D’entrée de jeu, le document du FCTÉ nous propose de nous « évader un instant du présent afin d’imaginer à quoi pourrait ressembler le Québec au terme d’une transition réussie ». [3]. Pourquoi pas, pourrions-nous dire ? Cela ne permettra-t-il pas d’esquisser le projet de société que nous voulons construire et en motiver plusieurs sur l’urgence du combat ?
En fait, ce qui est proposé c’est une série de transformations sans que soit explicitée la nature et les formes de la remise en question des rapports de domination économique, politique et culturel existant dans la société québécoise. « La société est paisible, comme elle l’est demeurée tout au long de sa transformation ». [4]. Au niveau mondial, nous sommes dans une société où les guerres pour les ressources pétrolières et minières sont à l’ordre du jour. Les entreprises extractivistes dans l’État canadien, Québec compris, réussissent à imposer leur volonté aux gouvernements grâce à leur armée de lobbyistes. Ces entreprises continuent à investir des sommes colossales dans des infrastructures pour augmenter leur production d’hydrocarbures dans les prochaines décennies. Les dirigeants politiques se contentent de belles paroles sur l’urgence climatique et sur la lutte aux GES, mais ils continuent de subventionner les entreprises pétrolières et gazières. Alors, il serait intéressant de préciser comment « toutes les sphères de la société ont contribué à réinventer nos modes de vie, de production et de consommation… » [5]
De plus, on nous annonce que « une économie est axée sur la satisfaction des besoins et non sur l’accumulation. » [6] Le capitalisme aura été dépassé et les capitalistes auront collaboré à ce dépassement ! On nous présente un véritable projet révolutionnaire appelé à bouleverser les modes de production, de consommation et de répartition de la richesse et le rapport à la nature, mais sans poser les conditions politiques de ce renversement des structures de pouvoir qui pourrait permettre ce projet de société rêvé.
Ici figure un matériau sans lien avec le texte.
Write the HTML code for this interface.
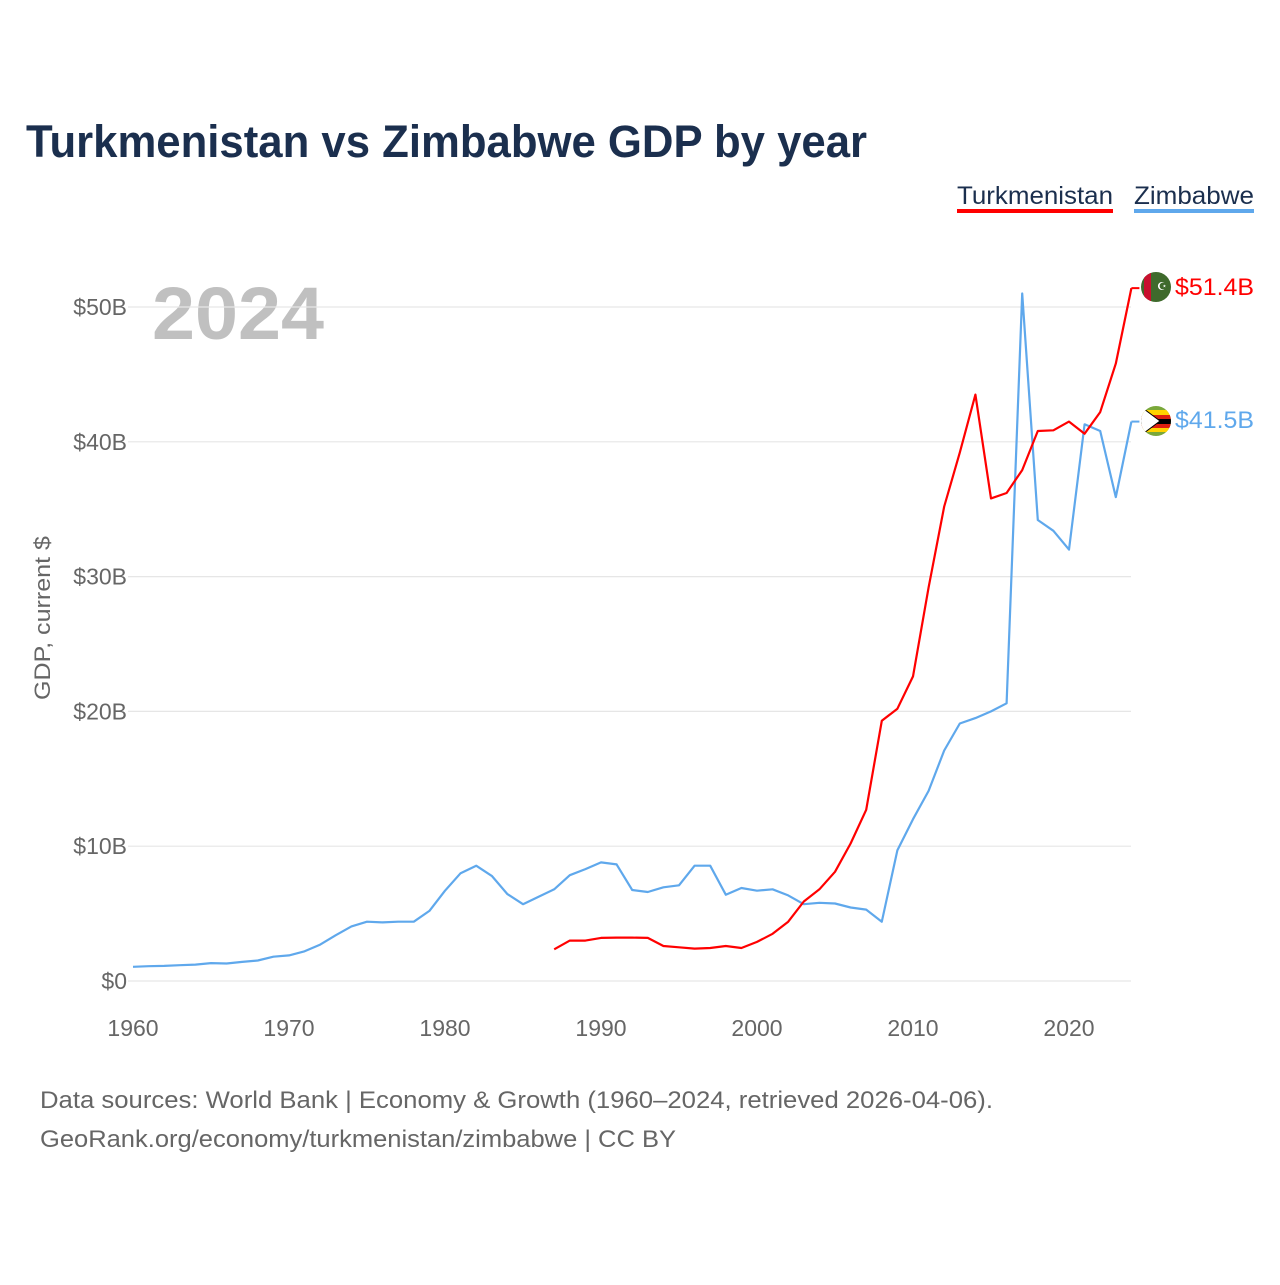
<!DOCTYPE html>
<html><head><meta charset="utf-8"><style>
body{margin:0;background:#fff;width:1280px;height:1280px;overflow:hidden;font-family:"Liberation Sans","DejaVu Sans",sans-serif}
</style></head><body>
<svg width="1280" height="1280" font-family="Liberation Sans, DejaVu Sans, sans-serif">
<text x="26" y="157" font-size="45" font-weight="bold" fill="#1b2f4e" textLength="841" lengthAdjust="spacingAndGlyphs">Turkmenistan vs Zimbabwe GDP by year</text>
<g><text x="957" y="204" font-size="25" fill="#1b2f4e" textLength="156" lengthAdjust="spacingAndGlyphs">Turkmenistan</text><rect x="957" y="209" width="156" height="4" fill="#ff0000"/></g>
<g><text x="1134" y="204" font-size="25" fill="#1b2f4e" textLength="120" lengthAdjust="spacingAndGlyphs">Zimbabwe</text><rect x="1134" y="209" width="120" height="4" fill="#5fa8ec"/></g>
<text x="152" y="339" font-size="74" font-weight="bold" fill="#c0c0c0" textLength="172" lengthAdjust="spacingAndGlyphs">2024</text>
<g id="grid"></g><g id="yt"></g><g id="xt"></g>
<text transform="translate(50,618) rotate(-90)" text-anchor="middle" font-size="22" fill="#666" textLength="164" lengthAdjust="spacingAndGlyphs">GDP, current $</text>
<g id="lines"></g>
<g><circle cx="1156" cy="287" r="15" fill="#3f6a2c"/><rect x="1144" y="273" width="7" height="28" fill="#c8102e" clip-path="circle(15px at 12px 14px)"/><text x="1157" y="290" font-size="11" fill="#fff">☪</text></g>
<g><clipPath id="zc"><circle cx="1156" cy="421" r="15"/></clipPath><g clip-path="url(#zc)"><rect x="1140" y="406" width="32" height="30" fill="#7aa83a"/><rect x="1140" y="410" width="32" height="5" fill="#ffd200"/><rect x="1140" y="415" width="32" height="4" fill="#de2010"/><rect x="1140" y="419" width="32" height="5" fill="#000"/><rect x="1140" y="424" width="32" height="4" fill="#de2010"/><rect x="1140" y="428" width="32" height="4" fill="#ffd200"/><polygon points="1140,406 1160,421 1140,436" fill="#fff" stroke="#000" stroke-width="1"/></g></g>
<text x="1175" y="295" font-size="24" fill="#ff0000" textLength="79" lengthAdjust="spacingAndGlyphs">$51.4B</text>
<text x="1175" y="428" font-size="24" fill="#5fa8ec" textLength="79" lengthAdjust="spacingAndGlyphs">$41.5B</text>
<text x="40" y="1108" font-size="24" fill="#666" textLength="953" lengthAdjust="spacingAndGlyphs">Data sources: World Bank | Economy &amp; Growth (1960–2024, retrieved 2026-04-06).</text>
<text x="40" y="1147" font-size="24" fill="#666" textLength="636" lengthAdjust="spacingAndGlyphs">GeoRank.org/economy/turkmenistan/zimbabwe | CC BY</text>
</svg>
<script>
const yTicks=[0,10,20,30,40,50];
const yTickLabels=["$0","$10B","$20B","$30B","$40B","$50B"];
const xTicks=[1960,1970,1980,1990,2000,2010,2020];
const zimYears=[1960,1961,1962,1963,1964,1965,1966,1967,1968,1969,1970,1971,1972,1973,1974,1975,1976,1977,1978,1979,1980,1981,1982,1983,1984,1985,1986,1987,1988,1989,1990,1991,1992,1993,1994,1995,1996,1997,1998,1999,2000,2001,2002,2003,2004,2005,2006,2007,2008,2009,2010,2011,2012,2013,2014,2015,2016,2017,2018,2019,2020,2021,2022,2023,2024];
const zimGdp=[1.05,1.1,1.12,1.17,1.22,1.33,1.3,1.42,1.52,1.8,1.9,2.2,2.7,3.4,4.05,4.4,4.35,4.4,4.4,5.2,6.7,8.0,8.55,7.8,6.45,5.7,6.25,6.8,7.85,8.3,8.8,8.65,6.75,6.6,6.95,7.1,8.55,8.55,6.4,6.9,6.7,6.8,6.35,5.7,5.8,5.75,5.45,5.3,4.4,9.7,12.0,14.1,17.1,19.1,19.5,20.0,20.6,51.0,34.2,33.4,32.0,41.3,40.8,35.9,41.5];
const tkmYears=[1987,1988,1989,1990,1991,1992,1993,1994,1995,1996,1997,1998,1999,2000,2001,2002,2003,2004,2005,2006,2007,2008,2009,2010,2011,2012,2013,2014,2015,2016,2017,2018,2019,2020,2021,2022,2023,2024];
const tkmGdp=[2.35,3.0,3.0,3.2,3.22,3.22,3.2,2.6,2.5,2.4,2.45,2.6,2.45,2.9,3.5,4.4,5.9,6.8,8.1,10.2,12.7,19.3,20.2,22.6,29.2,35.2,39.2,43.5,35.8,36.2,37.9,40.8,40.85,41.5,40.6,42.2,45.8,51.4];
const X=y=>133+(y-1960)*15.6;
const Y=v=>981-v*13.48;
const NS="http://www.w3.org/2000/svg";
function mk(t,a,p){const e=document.createElementNS(NS,t);for(const k in a)e.setAttribute(k,a[k]);p.appendChild(e);return e;}
const grid=document.getElementById('grid'),yt=document.getElementById('yt'),xt=document.getElementById('xt'),lines=document.getElementById('lines');
yTicks.forEach((v,i)=>{
 const l=mk('line',{x1:128,x2:1131,y1:Y(v),y2:Y(v),stroke:'#e6e6e6','stroke-width':1.2},grid);
 
 
 const t=mk('text',{x:127,y:Y(v)+8,'text-anchor':'end','font-size':23,fill:'#666'},yt);
 t.textContent=yTickLabels[i];
 
 
});
xTicks.forEach(v=>{
 const t=mk('text',{x:X(v),y:1036,'text-anchor':'middle','font-size':23,fill:'#666'},xt);
 t.textContent=v;
 
 
});
function line(xs,vs,c,name){
 const d=xs.map((y,i)=>(i?'L':'M')+X(y).toFixed(1)+','+Y(vs[i]).toFixed(1)).join('');
 const p=mk('path',{d:d,fill:'none',stroke:c,'stroke-width':2.2,'stroke-linejoin':'round'},lines);
 
 
 const lx=X(xs[xs.length-1]),ly=Y(vs[vs.length-1]);
 const s=mk('line',{x1:lx,x2:lx+8,y1:ly,y2:ly,stroke:c,'stroke-width':2},lines);
 
 
}
line(zimYears,zimGdp,'#5fa8ec','zimbabwe-line');
line(tkmYears,tkmGdp,'#ff0000','turkmenistan-line');
</script>
</body></html>
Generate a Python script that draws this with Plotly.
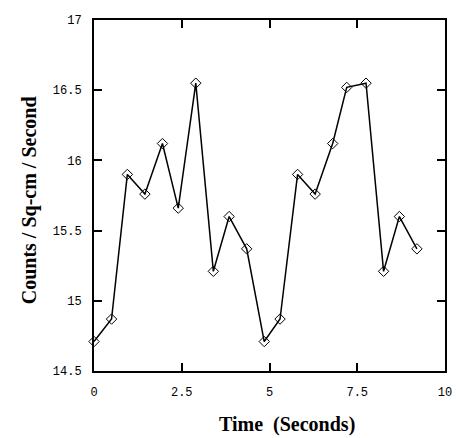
import plotly.graph_objects as go

time_s = [0.0, 0.5, 0.95, 1.45, 1.95, 2.4, 2.9, 3.4, 3.85, 4.35,
          4.85, 5.3, 5.8, 6.3, 6.8, 7.2, 7.75, 8.25, 8.7, 9.2]
counts = [14.71, 14.87, 15.90, 15.76, 16.12, 15.66, 16.55, 15.21, 15.60, 15.37,
          14.71, 14.87, 15.90, 15.76, 16.12, 16.52, 16.55, 15.21, 15.60, 15.37]
x_ticks = [0, 2.5, 5, 7.5, 10]
x_tick_labels = ["0", "2.5", "5", "7.5", "10"]
y_ticks = [14.5, 15, 15.5, 16, 16.5, 17]
y_tick_labels = ["14.5", "15", "15.5", "16", "16.5", "17"]

W, H = 456, 438
ml, mr, mt, mb = 94, 4, 20, 67
pw, ph = W - ml - mr, H - mt - mb

fig = go.Figure()
fig.add_trace(go.Scatter(
    x=time_s, y=counts, mode="lines+markers",
    line=dict(color="black", width=1.5),
    marker=dict(symbol="diamond-open", size=8, color="black", line=dict(width=1)),
    showlegend=False,
    cliponaxis=False,
))

tickfont = dict(family="Liberation Mono", size=12, color="black")
titlefont = dict(family="Liberation Serif", size=20, color="black", weight="bold")

fig.update_layout(
    width=W, height=H,
    autosize=False,
    margin=dict(l=ml, r=mr, t=mt, b=mb, pad=0),
    paper_bgcolor="white",
    plot_bgcolor="white",
    xaxis=dict(
        range=[0, 10], tickmode="array", tickvals=x_ticks, ticktext=x_tick_labels,
        ticks="inside", ticklen=8, tickwidth=2, tickcolor="black",
        showline=True, linecolor="black", linewidth=2, mirror="allticks",
        showgrid=False, zeroline=False, tickfont=tickfont, ticklabelstandoff=9,
        ticklabeloverflow="allow",
    ),
    yaxis=dict(
        range=[14.5, 17], tickmode="array", tickvals=y_ticks, ticktext=y_tick_labels,
        ticks="inside", ticklen=8, tickwidth=2, tickcolor="black",
        showline=True, linecolor="black", linewidth=2, mirror="allticks",
        showgrid=False, zeroline=False, tickfont=tickfont, ticklabelstandoff=8,
        ticklabeloverflow="allow",
    ),
    annotations=[
        dict(text="Time  (Seconds)", xref="paper", yref="paper",
             x=(291 - ml) / pw, y=(H - mb - 425) / ph,
             xanchor="center", yanchor="middle", showarrow=False, font=titlefont),
        dict(text="Counts / Sq-cm / Second", xref="paper", yref="paper",
             x=(29 - ml) / pw, y=(H - mb - 200) / ph,
             xanchor="center", yanchor="middle", showarrow=False, textangle=-90,
             font=titlefont),
    ],
)

fig.write_html("out.html", config={"displayModeBar": False, "responsive": False},
               post_script="document.body.style.margin='0';document.body.style.overflow='hidden';")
Seul, semble oublier de ce vaste plan, une décroissance solidaire absolument nécessaire pour faire face à la crise climatique.
De plus, ce Québec rêvé semble s’épanouir sur son territoire sans qu’on semble se préoccuper de ce qui se passe sur le reste de la planète comme si la lutte aux changements climatiques n’était pas un combat par nature planétaire…
Proposer une véritable alternative à l’enfin-nommée société capitaliste présuppose de bien définir les ruptures des structures sociales nécessaires à une véritable émancipation
a. Pas de décision collective sur les choix économiques et environnementaux sans en finir avec la propriété privée des moyens de production et sans instaurer la propriété collective des moyens de production : les coopératives et des entreprises publiques démocratisées permettant de jeter les bases d’une autogestion économique
b. Pas de passage à une société carboneutre sans expropriation des entreprises extractives et l’obligation réglementaire de garder les hydrocarbures sous-terre.
c. Pas de protection des ressources restantes, sans la mise en place d’une décroissance solidaire, car le ralliement à l’objection de croissance est nécessaire pour sortir du productivisme
d. Pas de lois écologistes véritables, sans la mise en place d’institutions permettant la démocratie directe et participative qui dépasse la simple démocratie représentative instrument le plus souvent de la reproduction des élites.
e. Pas de ralliement à un projet de révolution économique, sociale, politique et culturelle qu’implique une réponse adéquate à l’urgence climatique sans une bataille pour une redistribution égalitaire de la richesse et une révolution culturelle s’enracinant dans les combats quotidiens pour l’égalité, la justice et la fin de la prédation de la nature. [7]
La feuille de route est traversée par la préoccupation d’identifier ce qui nous empêcherait de réussir dans la poursuite de la transition vers un Québec carboneutre. Mais à ce niveau, le texte pointe, ce qui n’est pas sans intérêt, de fausses pistes qu’il faut éviter d’emprunter comme le développement de la voiture électrique par exemple. Mais pour ce qui est des blocages politiques, s’ils affleurent dans le texte, ils se présentent comme des procès sans sujet, sans des sujets nommés, sans que la classe dominante ne soit clairement désignée. Et c’est là une carence, car si dialogue social, il doit y avoir, ce dernier doit rassembler la majorité populaire et en finir avec tout attentisme face à la l’oligarchie régnante.